Neil Irwin had an Upshot piece trying to work through some of the fallout from the vote to leave the European Union. It is worth elaborating on a couple of the points in this piece.
First, Irwin seems to give financial markets undue credit in having a clue. He argues that the effects of the vote will be transmitted to the economy through financial markets. While this is largely true, financial markets are notoriously fickle. They often over-respond to events or even non-events, the most obvious being the 25 percent plunge in October of 1987 that wasn't linked to anything in the world. This plunge also had only a very limited impact on the economy. For this reason, it doesn't make much sense to project economic affects based on one day's market movements.
Second, Irwin highlights the 8.0 percent plunge in the value of the pound against the dollar as something that is likely to have a substantial impact on the UK economy. This is true, but a little more background here is important.

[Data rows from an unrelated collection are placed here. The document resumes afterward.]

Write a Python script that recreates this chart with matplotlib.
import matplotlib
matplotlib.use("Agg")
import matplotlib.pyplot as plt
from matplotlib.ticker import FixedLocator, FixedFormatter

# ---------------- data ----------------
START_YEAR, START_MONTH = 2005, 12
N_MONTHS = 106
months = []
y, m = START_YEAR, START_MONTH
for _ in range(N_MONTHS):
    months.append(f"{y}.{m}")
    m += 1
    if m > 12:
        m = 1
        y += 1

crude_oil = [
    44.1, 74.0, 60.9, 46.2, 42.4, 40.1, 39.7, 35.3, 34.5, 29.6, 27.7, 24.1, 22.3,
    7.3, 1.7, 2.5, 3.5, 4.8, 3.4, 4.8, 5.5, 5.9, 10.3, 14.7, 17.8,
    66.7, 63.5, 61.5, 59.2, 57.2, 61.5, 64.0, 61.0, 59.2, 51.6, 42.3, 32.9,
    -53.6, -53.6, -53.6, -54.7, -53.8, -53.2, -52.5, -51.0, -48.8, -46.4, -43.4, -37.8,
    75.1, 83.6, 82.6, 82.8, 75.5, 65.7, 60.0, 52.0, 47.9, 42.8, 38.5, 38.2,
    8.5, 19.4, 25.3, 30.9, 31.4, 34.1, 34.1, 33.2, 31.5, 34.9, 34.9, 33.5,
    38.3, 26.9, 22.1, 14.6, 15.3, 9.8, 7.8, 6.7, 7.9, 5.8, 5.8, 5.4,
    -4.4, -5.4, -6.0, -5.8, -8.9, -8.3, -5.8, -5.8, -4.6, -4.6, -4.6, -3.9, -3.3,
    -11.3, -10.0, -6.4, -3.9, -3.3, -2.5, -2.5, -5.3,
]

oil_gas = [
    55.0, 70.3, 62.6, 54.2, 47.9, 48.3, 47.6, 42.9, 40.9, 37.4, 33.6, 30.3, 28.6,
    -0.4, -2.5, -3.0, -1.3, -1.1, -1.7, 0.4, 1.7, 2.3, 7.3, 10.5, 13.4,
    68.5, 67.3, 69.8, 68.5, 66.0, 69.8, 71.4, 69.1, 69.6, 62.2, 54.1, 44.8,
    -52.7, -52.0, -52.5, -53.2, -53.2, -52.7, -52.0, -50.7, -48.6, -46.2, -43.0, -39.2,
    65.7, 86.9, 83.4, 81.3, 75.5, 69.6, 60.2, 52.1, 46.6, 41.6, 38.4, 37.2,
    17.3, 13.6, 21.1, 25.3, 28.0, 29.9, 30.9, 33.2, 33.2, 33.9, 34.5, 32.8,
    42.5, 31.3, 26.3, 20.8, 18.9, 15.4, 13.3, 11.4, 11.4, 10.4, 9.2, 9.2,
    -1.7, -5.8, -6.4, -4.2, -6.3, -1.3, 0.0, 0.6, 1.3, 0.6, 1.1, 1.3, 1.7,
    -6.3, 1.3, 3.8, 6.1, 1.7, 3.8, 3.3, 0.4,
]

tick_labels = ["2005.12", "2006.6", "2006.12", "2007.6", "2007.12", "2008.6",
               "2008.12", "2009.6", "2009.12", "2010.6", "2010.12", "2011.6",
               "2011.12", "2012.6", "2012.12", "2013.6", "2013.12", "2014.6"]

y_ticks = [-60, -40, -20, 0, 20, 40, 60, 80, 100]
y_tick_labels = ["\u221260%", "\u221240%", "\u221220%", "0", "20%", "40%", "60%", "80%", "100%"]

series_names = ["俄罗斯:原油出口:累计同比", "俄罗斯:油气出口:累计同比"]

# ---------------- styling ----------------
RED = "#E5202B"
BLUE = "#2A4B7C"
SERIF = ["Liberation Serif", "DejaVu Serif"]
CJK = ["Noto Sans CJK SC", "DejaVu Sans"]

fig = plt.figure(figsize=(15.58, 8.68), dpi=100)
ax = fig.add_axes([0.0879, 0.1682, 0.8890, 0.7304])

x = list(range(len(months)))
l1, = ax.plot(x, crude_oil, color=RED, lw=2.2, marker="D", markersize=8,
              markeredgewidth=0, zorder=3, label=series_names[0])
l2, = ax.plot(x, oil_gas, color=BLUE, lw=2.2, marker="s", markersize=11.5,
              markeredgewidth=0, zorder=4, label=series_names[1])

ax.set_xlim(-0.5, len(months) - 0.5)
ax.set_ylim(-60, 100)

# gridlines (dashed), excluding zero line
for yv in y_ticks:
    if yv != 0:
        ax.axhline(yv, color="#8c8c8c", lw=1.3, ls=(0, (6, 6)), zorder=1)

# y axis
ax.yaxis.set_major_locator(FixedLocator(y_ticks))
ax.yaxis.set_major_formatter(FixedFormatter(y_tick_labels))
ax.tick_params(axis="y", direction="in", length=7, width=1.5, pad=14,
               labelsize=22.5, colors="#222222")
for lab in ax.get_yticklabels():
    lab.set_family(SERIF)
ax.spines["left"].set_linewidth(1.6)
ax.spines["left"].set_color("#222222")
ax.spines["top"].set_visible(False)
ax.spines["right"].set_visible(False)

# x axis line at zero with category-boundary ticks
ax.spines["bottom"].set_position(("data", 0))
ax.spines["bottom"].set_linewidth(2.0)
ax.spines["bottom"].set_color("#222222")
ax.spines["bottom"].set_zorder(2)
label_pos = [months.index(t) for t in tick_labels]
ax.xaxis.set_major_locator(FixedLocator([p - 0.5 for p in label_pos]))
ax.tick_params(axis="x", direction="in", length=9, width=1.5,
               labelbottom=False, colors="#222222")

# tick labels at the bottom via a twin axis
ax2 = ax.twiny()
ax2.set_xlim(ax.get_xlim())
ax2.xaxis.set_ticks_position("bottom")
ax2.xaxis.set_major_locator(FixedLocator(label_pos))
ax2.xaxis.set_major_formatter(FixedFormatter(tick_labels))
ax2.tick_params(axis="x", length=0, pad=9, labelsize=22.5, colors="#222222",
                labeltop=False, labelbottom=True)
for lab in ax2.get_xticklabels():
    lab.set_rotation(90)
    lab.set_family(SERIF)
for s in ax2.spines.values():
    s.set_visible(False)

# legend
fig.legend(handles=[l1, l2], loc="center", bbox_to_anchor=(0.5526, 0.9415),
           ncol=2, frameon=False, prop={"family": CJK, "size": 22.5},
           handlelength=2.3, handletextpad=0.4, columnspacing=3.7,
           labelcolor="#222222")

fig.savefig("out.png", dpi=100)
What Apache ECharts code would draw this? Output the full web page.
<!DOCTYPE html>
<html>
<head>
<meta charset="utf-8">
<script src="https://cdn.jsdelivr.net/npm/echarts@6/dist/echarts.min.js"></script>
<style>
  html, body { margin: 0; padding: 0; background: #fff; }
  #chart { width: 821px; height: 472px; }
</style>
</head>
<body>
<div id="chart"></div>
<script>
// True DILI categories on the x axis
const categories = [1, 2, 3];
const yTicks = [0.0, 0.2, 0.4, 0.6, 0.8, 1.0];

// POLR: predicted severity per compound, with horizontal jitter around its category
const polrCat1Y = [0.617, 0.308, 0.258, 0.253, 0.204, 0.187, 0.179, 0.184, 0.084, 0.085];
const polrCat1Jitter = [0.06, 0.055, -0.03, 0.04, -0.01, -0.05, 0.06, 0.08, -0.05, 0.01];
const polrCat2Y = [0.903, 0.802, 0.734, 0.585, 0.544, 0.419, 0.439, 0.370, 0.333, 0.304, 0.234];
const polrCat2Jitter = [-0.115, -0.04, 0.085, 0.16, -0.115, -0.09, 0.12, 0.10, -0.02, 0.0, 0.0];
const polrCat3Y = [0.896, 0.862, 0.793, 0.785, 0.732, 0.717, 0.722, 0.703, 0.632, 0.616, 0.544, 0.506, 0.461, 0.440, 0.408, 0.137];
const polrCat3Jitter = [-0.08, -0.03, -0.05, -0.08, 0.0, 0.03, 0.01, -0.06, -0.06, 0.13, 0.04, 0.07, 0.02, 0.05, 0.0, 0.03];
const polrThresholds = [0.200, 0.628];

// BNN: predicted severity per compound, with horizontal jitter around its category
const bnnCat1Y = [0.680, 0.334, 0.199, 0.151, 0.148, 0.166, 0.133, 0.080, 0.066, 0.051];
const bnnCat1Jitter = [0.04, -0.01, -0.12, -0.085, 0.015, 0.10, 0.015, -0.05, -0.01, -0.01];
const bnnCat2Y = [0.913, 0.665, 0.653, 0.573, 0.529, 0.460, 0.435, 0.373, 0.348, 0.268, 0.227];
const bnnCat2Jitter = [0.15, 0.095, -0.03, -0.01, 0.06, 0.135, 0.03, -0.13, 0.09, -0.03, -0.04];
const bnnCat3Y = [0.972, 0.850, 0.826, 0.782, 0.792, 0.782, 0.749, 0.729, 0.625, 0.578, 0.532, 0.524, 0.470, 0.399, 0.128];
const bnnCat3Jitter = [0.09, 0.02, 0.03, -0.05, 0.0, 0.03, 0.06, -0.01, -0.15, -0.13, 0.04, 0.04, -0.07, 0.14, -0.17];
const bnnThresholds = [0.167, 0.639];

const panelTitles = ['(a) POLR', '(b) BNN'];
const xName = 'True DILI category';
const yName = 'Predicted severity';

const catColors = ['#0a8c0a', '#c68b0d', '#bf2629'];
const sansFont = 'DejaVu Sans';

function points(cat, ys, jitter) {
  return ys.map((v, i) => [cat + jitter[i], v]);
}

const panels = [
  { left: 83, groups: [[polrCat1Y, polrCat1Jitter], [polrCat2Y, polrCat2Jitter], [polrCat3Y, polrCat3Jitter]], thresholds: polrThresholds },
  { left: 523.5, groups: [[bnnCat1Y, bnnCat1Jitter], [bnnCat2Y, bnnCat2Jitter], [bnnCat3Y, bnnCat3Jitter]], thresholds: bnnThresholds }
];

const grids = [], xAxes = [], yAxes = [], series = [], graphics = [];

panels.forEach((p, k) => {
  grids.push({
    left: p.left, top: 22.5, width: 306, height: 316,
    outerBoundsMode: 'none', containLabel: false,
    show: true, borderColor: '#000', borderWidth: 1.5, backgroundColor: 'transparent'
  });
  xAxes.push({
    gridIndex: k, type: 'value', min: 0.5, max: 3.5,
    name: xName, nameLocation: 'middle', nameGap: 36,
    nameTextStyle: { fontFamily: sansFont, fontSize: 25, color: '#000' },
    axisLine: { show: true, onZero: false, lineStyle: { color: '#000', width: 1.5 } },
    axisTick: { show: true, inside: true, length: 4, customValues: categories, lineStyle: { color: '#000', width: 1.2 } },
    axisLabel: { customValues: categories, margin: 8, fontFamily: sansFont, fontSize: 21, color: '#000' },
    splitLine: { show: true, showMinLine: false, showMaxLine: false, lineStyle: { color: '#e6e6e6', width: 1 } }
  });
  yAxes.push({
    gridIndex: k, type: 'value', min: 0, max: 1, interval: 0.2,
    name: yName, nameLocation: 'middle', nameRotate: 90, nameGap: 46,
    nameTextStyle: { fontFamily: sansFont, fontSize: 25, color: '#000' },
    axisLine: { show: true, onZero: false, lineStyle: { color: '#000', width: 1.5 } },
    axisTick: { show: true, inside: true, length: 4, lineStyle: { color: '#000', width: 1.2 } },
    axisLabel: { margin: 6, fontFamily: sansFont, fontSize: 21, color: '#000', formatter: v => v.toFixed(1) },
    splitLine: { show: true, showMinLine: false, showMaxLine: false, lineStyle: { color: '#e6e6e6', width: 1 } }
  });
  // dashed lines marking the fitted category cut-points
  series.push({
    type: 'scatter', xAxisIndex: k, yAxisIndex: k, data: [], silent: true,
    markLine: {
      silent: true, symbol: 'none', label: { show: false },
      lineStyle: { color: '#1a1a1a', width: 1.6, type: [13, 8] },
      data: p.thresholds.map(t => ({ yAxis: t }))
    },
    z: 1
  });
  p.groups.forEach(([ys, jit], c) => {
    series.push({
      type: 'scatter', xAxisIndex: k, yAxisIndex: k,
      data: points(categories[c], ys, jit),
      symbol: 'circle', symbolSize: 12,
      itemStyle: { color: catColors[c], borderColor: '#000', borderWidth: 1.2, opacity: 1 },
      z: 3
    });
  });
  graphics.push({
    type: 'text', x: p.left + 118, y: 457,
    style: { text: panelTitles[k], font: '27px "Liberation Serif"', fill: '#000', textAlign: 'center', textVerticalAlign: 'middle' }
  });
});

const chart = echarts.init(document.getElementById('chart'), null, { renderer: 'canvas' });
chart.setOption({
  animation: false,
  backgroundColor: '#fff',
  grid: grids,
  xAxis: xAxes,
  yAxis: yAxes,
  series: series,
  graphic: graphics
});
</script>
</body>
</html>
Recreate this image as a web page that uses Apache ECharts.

The UK was running a trade deficit in the neighborhood of 5 percent of GDP (@ $900 billion in the U.S.). This deficit was being in large part fueled by an inflow of foreign money to buy UK real estate, leading to an enormous run-up in housing prices, especially in London. This was unsustainable. (Some folks may have heard about housing bubbles but apparently it was difficult in the UK in the pre-Brexit era to get information on such things.)
Anyhow, the correction for a large trade deficit is a drop in the value of the currency. If the UK had competent economic managers, they would have tried to engineer a drop in the value of their currency. They also would have tried to prevent the bubble from growing so large. The plunge in the pound may now bring about the necessary correction in the trade deficit. It may also stop and even reverse the inflow of foreign capital to buy real estate, thereby crashing the bubble.
If that happens, then the Brexit vote will have merely brought forward events that were inevitable. While Washington Post types will inevitably engage in a round of intense finger-wagging at the Brexit voters, the real problem here was the incompetent management of the UK economy by Prime Minister Cameron and the English Central Bank.
There is also a distributional effect that is worth noting. If the pound remains low, this hugely improves the situation of manufacturing workers in the UK, many of whom apparently supported Brexit. If the air goes out of the London real estate market and the UK financial industry takes a big hit, then the London elites will be much less wealthy in a post-Brexit economy. This would be an interesting outcome, even if it is not necessarily what the Brexit voters had in mind.
The final point is that Irwin notes the impact on inflation associated with the plunge in the pound and says that the Bank of England will have to decide whether to fight the inflation or boost the economy. While the plunge in the pound is certainly going to put upward pressure on prices, inflation in the UK had been under 1.0 percent, so some rise in the rate of inflation would be desired even from the standpoint of preserving its 2.0 percent target.
Furthermore, the serious concern about inflation is the risk of an ongoing acceleration. For this reason, it is common to ignore one-off events. This is why the Fed explicitly focuses on the core rate of inflation, ignoring the impact of one-time rises in food and energy prices. By this standard, the reasonable route for the central bank would be to ignore the immediate impact of the drop in the pound and only take action if it appears to be getting passed on in other prices, so that it is leading to an ongoing increase in the rate of inflation to rates that are unacceptable.